Friday, August 28, 2015

Good advice: extract the greatest experience

Your goal is to extract the greatest experience of flavor from the rum, so don't be in a rush to decide whether you "like" a particular rum or not. Suspend judgment for as long as you can. The minute you decide that you "like" the rum (or not) you stop noticing the rum and start paying attention to your judgment. Your evaluation gets in the way of your perception and tasting is a game of sharpening perception. (from A Short Course in Rum by Lynn Hoffman)
That advice can be applied to a far-wider range of experiences than just tasting rum. I don't think you'd quite want to generalize it for reasons that most adults should be able to figure out for themselves.

But one thing I think we should do is to apply it to a lot of moral judgments about experiences. There is a tendency to make judgments about the moral worth of some activities very early in the game and, when we do that, we stop noticing the activity and pay attention to our moral judgment to our detriment.

Monday, August 24, 2015

Good Advice: peace or chaos?

I got this one from Waller Newell in his book The Code of Man.

It's really a question but it's a very important question to ask yourself: What is the natural state of human life? Is it peace or is it chaos?

If you think it's peace, then you'll be inclined to blame all evil on human action. You'll be inclined to believe that things would be just fine if people didn't keep messing them up. If you think it's chaos, you'll be inclined to think that it is only constant human effort that creates and maintains order.

These two views are not moral outputs. That is to say, they don't come about because of moral reasoning. They are, instead, assumptions that moral arguments are built on.

Many of us start of believing in the former. I'm not entirely sure why. Part of the answer is our mothers. Our mothers want us to behave so they convince us that our peace and happiness depend on our cooperating with them. If we don't upset mummy, we can have a trouble-free life.  Eventually, this gets expanded to include the belief that we can have a trouble-free life only if other people don't upset mummy either.

We also get a lot of it from popular culture. Star Trek's prime directive being a classic example. You'd also see it in the cynicism of M*A*S*H which had us believe that a couple on uncommitted layabouts could do more good by doing less evil. Both shows reveal that it doesn't really work by cheating all over the place. On Star Trek the prime directive is little more than a plot complication hauled forth when useful much like Captain Renault shutting down Rick's place for gambling. On M*A*S*H, the cheat was that the two cynical layabouts just happen to be brilliant surgeons who can rush in and save lives whenever it might otherwise become obvious that the whole show is a fantasy for men who never want to grow up. (If you read the books it was based on, BTW, you'll see that is exactly what it was to begin with.)

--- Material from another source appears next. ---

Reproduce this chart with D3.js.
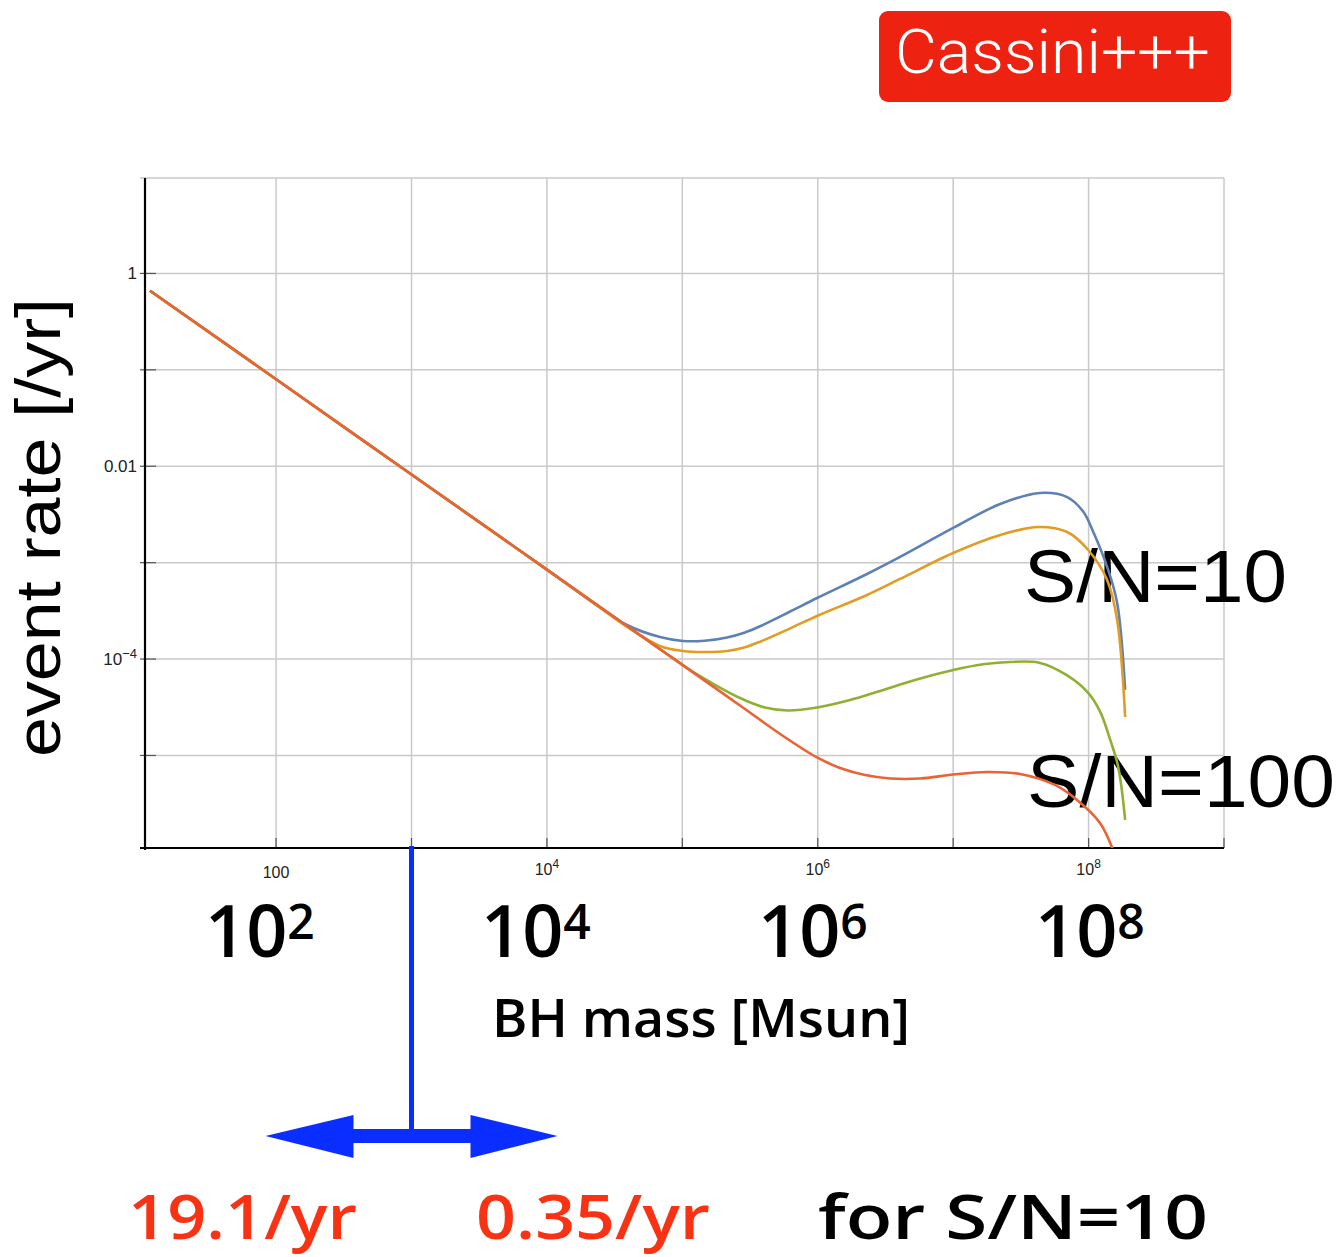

By now, you're probably thinking that you can guess how I'd answer the question and you're right. But go ahead and answer it for yourself—I'm sure you're mature enough not to be influenced by my thinking. (Once you have your answer, think about political theories and ask yourself which side they fit on. Some are obvious: Locke, Marx and Rawls are obviously on the peace side. Plato, Aristotle and Machiavelli are obviously on the chaos side. But what of Hobbes? At first he seems obviously to be on the chaos side but his solution to his own problem seems so easy that I suspect he really was a peace man.

Friday, August 7, 2015

Good advice: Blow up your relationship with your mother

The word "idolatry" conjures up images of funny little carvings of misshapen gods from distant, exotic places like Africa, India or the Pacific Islands. In truth, idolatry is something far closer to home. It looks like this:




Okay, Suzanne Somers is a twinkie who believes some utterly crazy shit so who cares that she decided to share this sentimental crap? Well, a lot of people apparently. Someone I know shared that on Facebook on the anniversary of her mother's death. She's in her eighties and she thinks of her mother as some sort of pantheistic presence.

That isn't healthy. It's a refusal to grow up.

I've spent a lot of time on this blog castigating those who give bad moral advice and not enough on the good advice. Today, I'm going to begin what I hope will be an ongoing series highlighting some of the good advice I've found out there. Beginning with this gem: Blow up your relationship with your and get one step closer to being the man you want to be.

That's good advice even if your mother is dead.